When we clap our hands, the sound produced is best described by, (here p denotes the change in pressure from the equilibrium value)
A. $p={{p}_{0}}\sin \left( kx-\omega t \right)$
B. $p={{p}_{0}}\sin kx\cos \omega t$
C. $p={{p}_{0}}\cos kx\sin \omega t$
D. $p=\sum{{{p}_{0n}}}\sin \left( {{k}_{n}}x-{{\omega }_{n}}t \right)$

Answer 1

Solution

Recall how the propagation of sound takes place through a medium. You may realize that pressure variation does that. Now recall how the pressure varies with time. Also, you could think of the situation when we clap our hands, is it just one wave that is being produced? Analyzing all these points find the correct representation of required pressure variation.
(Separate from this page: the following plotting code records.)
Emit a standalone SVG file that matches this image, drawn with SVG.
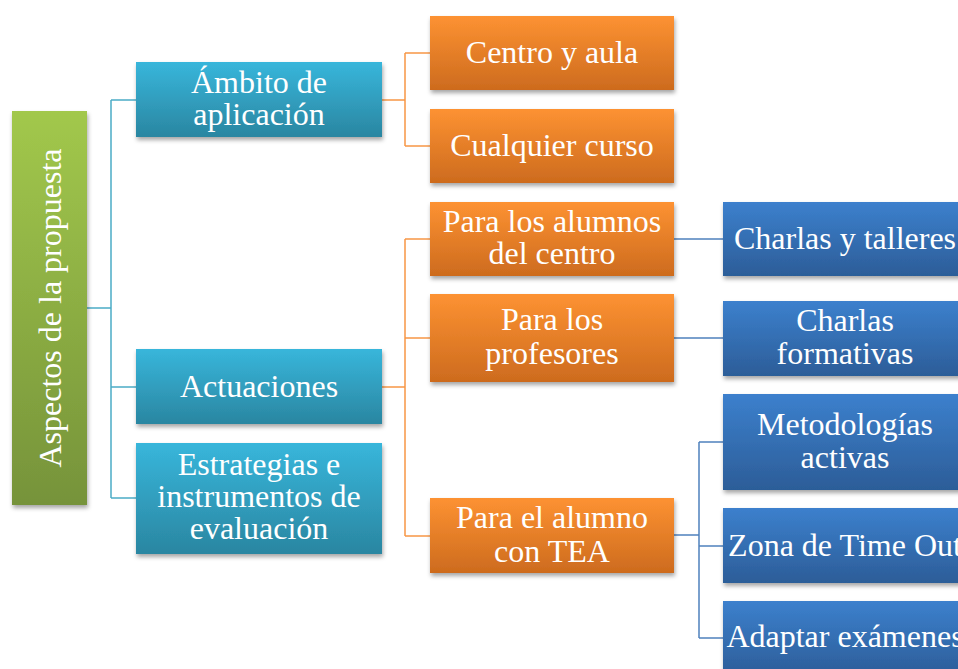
<svg xmlns="http://www.w3.org/2000/svg" width="958" height="669" viewBox="0 0 958 669">
<defs>
<linearGradient id="gGreen" x1="0" y1="0" x2="0" y2="1"><stop offset="0" stop-color="#a2c84c"/><stop offset="1" stop-color="#76933a"/></linearGradient>
<linearGradient id="gCyan" x1="0" y1="0" x2="0" y2="1"><stop offset="0" stop-color="#38b6db"/><stop offset="1" stop-color="#2a86a1"/></linearGradient>
<linearGradient id="gOrange" x1="0" y1="0" x2="0" y2="1"><stop offset="0" stop-color="#fd9232"/><stop offset="1" stop-color="#cd6b1e"/></linearGradient>
<linearGradient id="gBlue" x1="0" y1="0" x2="0" y2="1"><stop offset="0" stop-color="#3c80cd"/><stop offset="1" stop-color="#2c5d98"/></linearGradient>
<filter id="sh" x="-10%" y="-20%" width="130%" height="150%"><feDropShadow dx="1" dy="3" stdDeviation="2" flood-color="#000" flood-opacity="0.35"/></filter>
</defs>
<style>
.t{font-family:"Liberation Serif","Times New Roman",serif;font-size:32px;fill:#fff;text-anchor:middle}
.box{filter:url(#sh)}
.c1{fill:none;stroke:#4bacc6;stroke-width:1.5}
.c2{fill:none;stroke:#f79646;stroke-width:1.5}
.c3{fill:none;stroke:#4f81bd;stroke-width:1.5}
</style>
<g id="connectors">
<path class="c1" d="M87 308H111M111 100V498M111 100H136M111 387H136M111 498H136"/>
<path class="c2" d="M382 100H405M405 53V146M405 53H430M405 146H430"/>
<path class="c2" d="M382 387H405M405 239V536M405 239H430M405 338H430M405 536H430"/>
<path class="c3" d="M674 239H723M674 338H723"/>
<path class="c3" d="M674 535H699M699 442V638M699 442H723M699 546H723M699 638H723"/>
</g>
<g id="root"><rect class="box" x="12" y="111" width="75" height="394" fill="url(#gGreen)"/>
<text class="t" transform="translate(61 308) rotate(-90)" x="0" y="0">Aspectos de la propuesta</text></g>
<g id="ambito"><rect class="box" x="136" y="62" width="246" height="75" fill="url(#gCyan)"/>
<text class="t"><tspan x="259" y="92.5">Ámbito de</tspan><tspan x="259" y="125">aplicación</tspan></text></g>
<g id="actuaciones"><rect class="box" x="136" y="349" width="246" height="75" fill="url(#gCyan)"/>
<text class="t" x="259" y="397">Actuaciones</text></g>
<g id="estrategias"><rect class="box" x="136" y="443" width="246" height="111" fill="url(#gCyan)"/>
<text class="t"><tspan x="259" y="475">Estrategias e</tspan><tspan x="259" y="507">instrumentos de</tspan><tspan x="259" y="539">evaluación</tspan></text></g>
<g id="centro"><rect class="box" x="430" y="16" width="244" height="74" fill="url(#gOrange)"/>
<text class="t" x="552" y="63">Centro y aula</text></g>
<g id="curso"><rect class="box" x="430" y="109" width="244" height="74" fill="url(#gOrange)"/>
<text class="t" x="552" y="156">Cualquier curso</text></g>
<g id="alumnos"><rect class="box" x="430" y="202" width="244" height="74" fill="url(#gOrange)"/>
<text class="t"><tspan x="552" y="232">Para los alumnos</tspan><tspan x="552" y="264">del centro</tspan></text></g>
<g id="profesores"><rect class="box" x="430" y="294" width="244" height="88" fill="url(#gOrange)"/>
<text class="t"><tspan x="552" y="330">Para los</tspan><tspan x="552" y="364">profesores</tspan></text></g>
<g id="tea"><rect class="box" x="430" y="498" width="244" height="75" fill="url(#gOrange)"/>
<text class="t"><tspan x="552" y="528">Para el alumno</tspan><tspan x="552" y="562">con TEA</tspan></text></g>
<g id="charlas"><rect class="box" x="723" y="202" width="245" height="74" fill="url(#gBlue)"/>
<text class="t" x="845" y="249">Charlas y talleres</text></g>
<g id="formativas"><rect class="box" x="723" y="301" width="245" height="75" fill="url(#gBlue)"/>
<text class="t"><tspan x="845" y="331">Charlas</tspan><tspan x="845" y="364">formativas</tspan></text></g>
<g id="metodologias"><rect class="box" x="723" y="394" width="245" height="96" fill="url(#gBlue)"/>
<text class="t"><tspan x="845" y="435">Metodologías</tspan><tspan x="845" y="468">activas</tspan></text></g>
<g id="timeout"><rect class="box" x="723" y="508" width="245" height="75" fill="url(#gBlue)"/>
<text class="t" x="845" y="556">Zona de Time Out</text></g>
<g id="examenes"><rect class="box" x="723" y="601" width="245" height="75" fill="url(#gBlue)"/>
<text class="t" x="845" y="647">Adaptar exámenes</text></g>
</svg>
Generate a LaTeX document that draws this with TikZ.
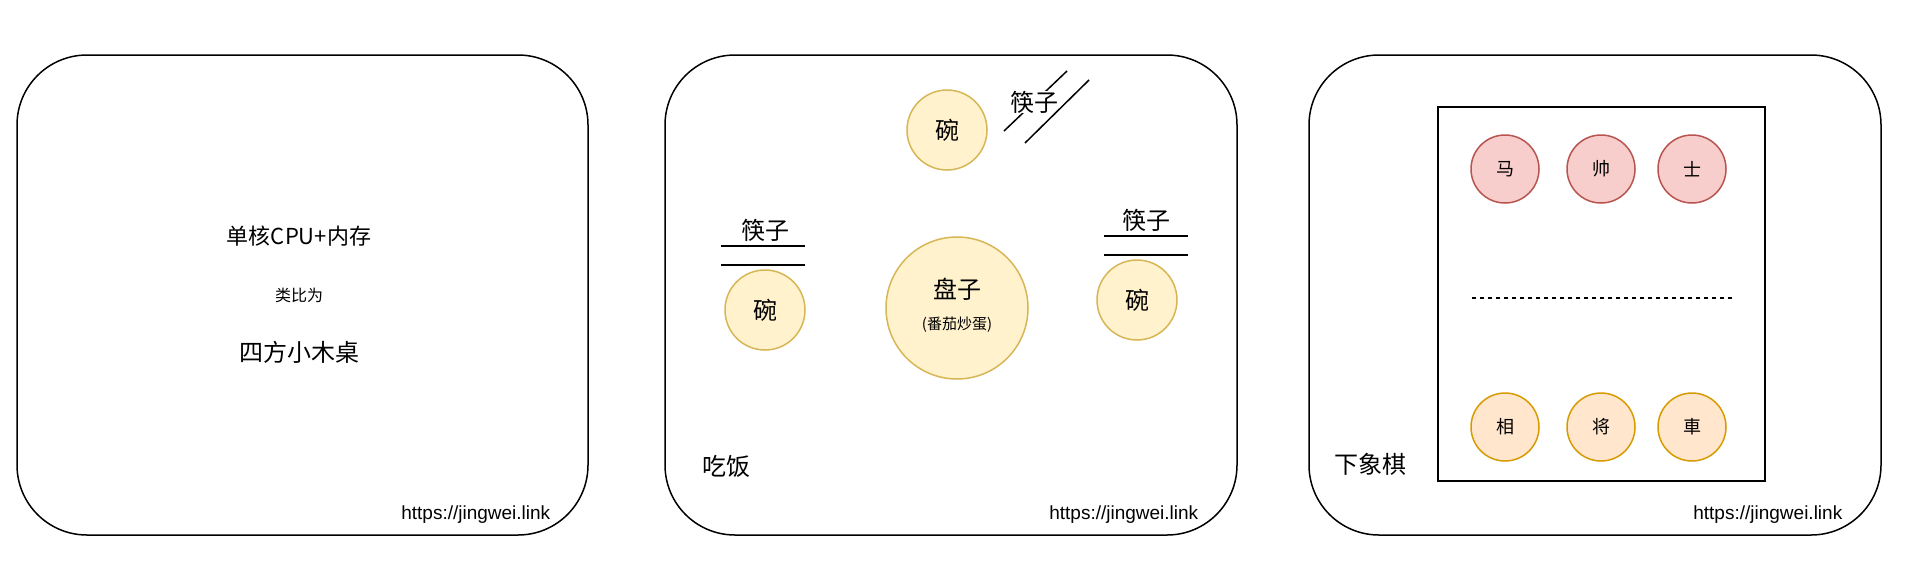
\documentclass[tikz,border=0pt]{standalone}
\usepackage{fontspec}
\setmainfont{Liberation Sans}
\newfontfamily\cjk{Noto Sans CJK SC}
\definecolor{node_yellow}{HTML}{FFF2CC}
\definecolor{edge_yellow}{HTML}{D6B656}
\definecolor{node_red}{HTML}{F8CECC}
\definecolor{edge_red}{HTML}{B85450}
\definecolor{node_orange}{HTML}{FFE6CC}
\definecolor{edge_orange}{HTML}{D79B00}
\newcommand\fs[1]{\fontsize{#1}{#1}\selectfont}

\begin{document}
\begin{tikzpicture}[x=1pt,y=-1pt,line width=1.5pt]
    \tikzstyle{panel}=[draw=black, rounded corners=70pt]
    \tikzstyle{txt}=[inner sep=0pt, text=black, font=\cjk\fs{24}]
    \tikzstyle{url}=[inner sep=0pt, anchor=east, font=\fs{19}]
    \tikzstyle{bowl}=[draw=edge_yellow, fill=node_yellow, circle, inner sep=0pt, minimum size=80pt, font=\cjk\fs{24}]
    \tikzstyle{up}=[draw=edge_red, fill=node_red, circle, inner sep=0pt, minimum size=68pt, font=\cjk\fs{18}]
    \tikzstyle{dn}=[draw=edge_orange, fill=node_orange, circle, inner sep=0pt, minimum size=68pt, font=\cjk\fs{18}]
    \tikzstyle{stick}=[draw=black]

    \useasboundingbox (0,0) rectangle (1906,574);

    % three tables
    \draw[panel] (17,55)   rectangle (588,535);
    \draw[panel] (665,55)  rectangle (1237,535);
    \draw[panel] (1309,55) rectangle (1881,535);

    % single core cpu
    \node[txt,font=\cjk\fs{22}] (cpu)  at (299,236) {单核CPU+内存};
    \node[txt,font=\cjk\fs{16}] (like) at (299,295) {类比为};
    \node[txt]                  (desk) at (299,352) {四方小木桌};
    \node[url] (u1) at (551,515) {https://jingwei.link};

    % eating
    \node[bowl] (b1) at (947,130) {碗};
    \node[bowl] (b2) at (765,310) {碗};
    \node[bowl] (b3) at (1137,300) {碗};
    \node[bowl,minimum size=142pt] (plate) at (957,308) {};
    \node[txt] (pl)  at (957,289) {盘子};
    \node[txt,font=\cjk\fs{15}] (egg) at (957,325) {(番茄炒蛋)};

    \coordinate (l1a) at (721,246);  \coordinate (l1b) at (805,246);
    \coordinate (l2a) at (721,265);  \coordinate (l2b) at (805,265);
    \coordinate (r1a) at (1104,236); \coordinate (r1b) at (1188,236);
    \coordinate (r2a) at (1104,255); \coordinate (r2b) at (1188,255);
    \coordinate (t1a) at (1004,131); \coordinate (t1b) at (1067,71);
    \coordinate (t2a) at (1025,143); \coordinate (t2b) at (1089,80);
    \path
     (l1a) edge[stick] (l1b)
     (l2a) edge[stick] (l2b)
     (r1a) edge[stick] (r1b)
     (r2a) edge[stick] (r2b)
     (t1a) edge[stick] (t1b)
     ;
    \node[txt] (cl) at (765,230) {筷子};
    \node[txt] (cr) at (1146,220) {筷子};
    \node[txt,fill=white] (ct) at (1034,102) {筷子};
    \path (t2a) edge[stick] (t2b);
    \node[txt] (eat) at (726,466) {吃饭};
    \node[url] (u2) at (1199,515) {https://jingwei.link};

    % chess
    \draw[draw=black] (1438,107) rectangle (1765,481);
    \node[up] (ma)   at (1505,169) {马};
    \node[up] (shuai) at (1601,169) {帅};
    \node[up] (shi)  at (1692,169) {士};
    \node[dn] (xiang) at (1505,427) {相};
    \node[dn] (jiang) at (1601,427) {将};
    \node[dn] (ju)   at (1692,427) {車};
    \coordinate (ra) at (1472,298); \coordinate (rb) at (1732,298);
    \draw[dashed,line width=1.2pt,dash pattern=on 4pt off 4pt] (ra) -- (rb);
    \node[txt] (chess) at (1370,464) {下象棋};
    \node[url] (u3) at (1843,515) {https://jingwei.link};
\end{tikzpicture}
\end{document}
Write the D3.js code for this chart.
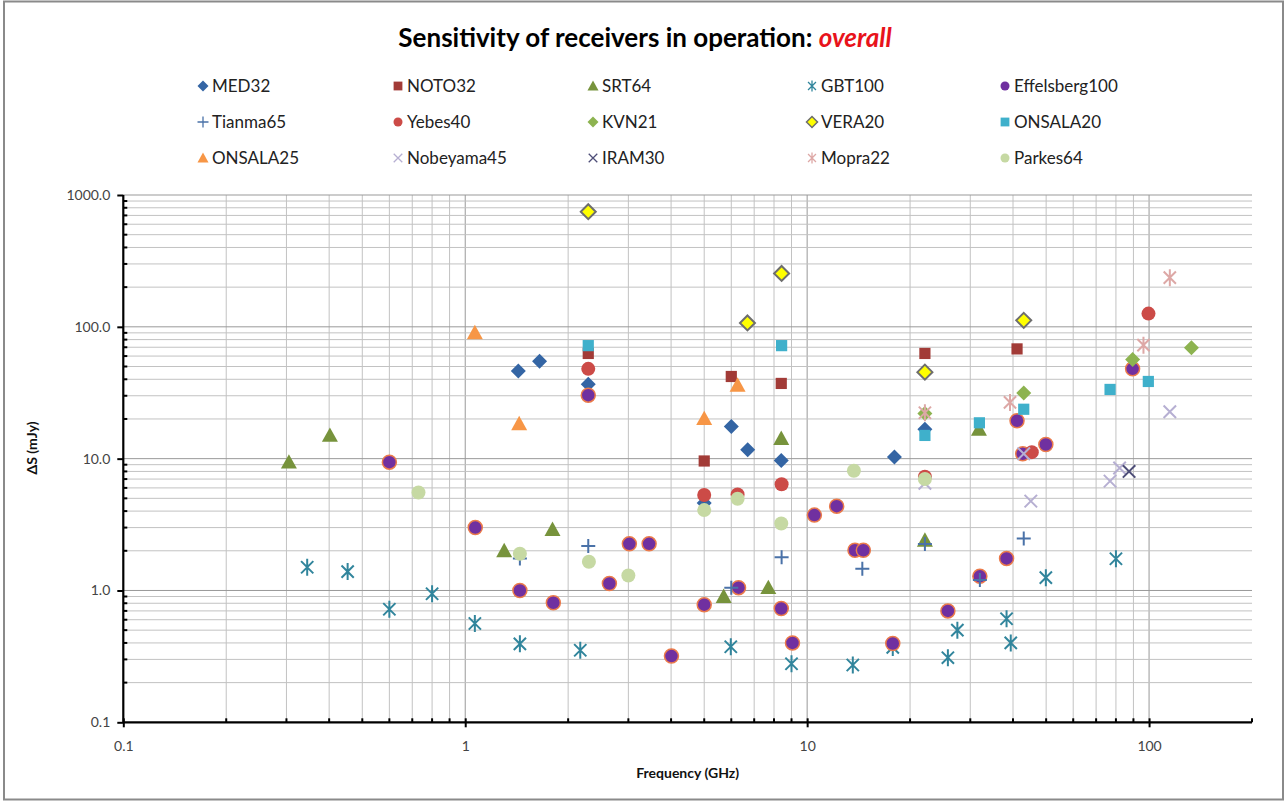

Complete step by step answer:
In the question, we are asked to find the expression that best describes the change in pressure from the equilibrium value.
We know that sound waves consist of repeating patterns of high-pressure and low-pressure regions moving through a medium and thus sound waves could be otherwise called a pressure wave. We could use a detector to detect pressure variations of sound waves. Doing so, we would find that the fluctuations in pressure as detected by the detector occur at periodic and regular intervals of time. When we plot the pressure versus time graph you will get a sine curve as the result.
So the pressure wave for a single sound wave (or pressure wave) can be given by,
$p={{p}_{0}}\sin \left( kx-\omega t \right)$
Or
$p={{p}_{0}}\sin kx\cos \omega t$
Or
$p={{p}_{0}}\cos kx\sin \omega t$
However, when we clap hands we are not producing a single sound wave but we are producing a number of waves that may or may not be uniform. Since this variation in pressure cannot be uniform every time, we have to find the summation of pressure variations of n number of waves produced to get the representation of pressure variation of sound caused by the waves produced on clapping our hands.
So, when we clap our hands, the sound produced is best described by,
$p=\sum{{{p}_{0n}}}\sin \left( {{k}_{n}}x-{{\omega }_{n}}t \right)$
Which is the expression representing the summation of all n number of waves produced.

Hence option D is the right answer.

Note:
Now let us give a brief description on the plot of pressure versus time. The peak points on the sine curve shows the compressions, low points show rarefactions and the zero points shows the pressure that the air might have in the absence of any disturbance. Important point to be kept in mind is that, just the pressure-time fluctuations have sinusoidal nature, never conclude that sound is a transverse wave with crests and troughs. They are longitudinal waves that have compressions and rarefactions.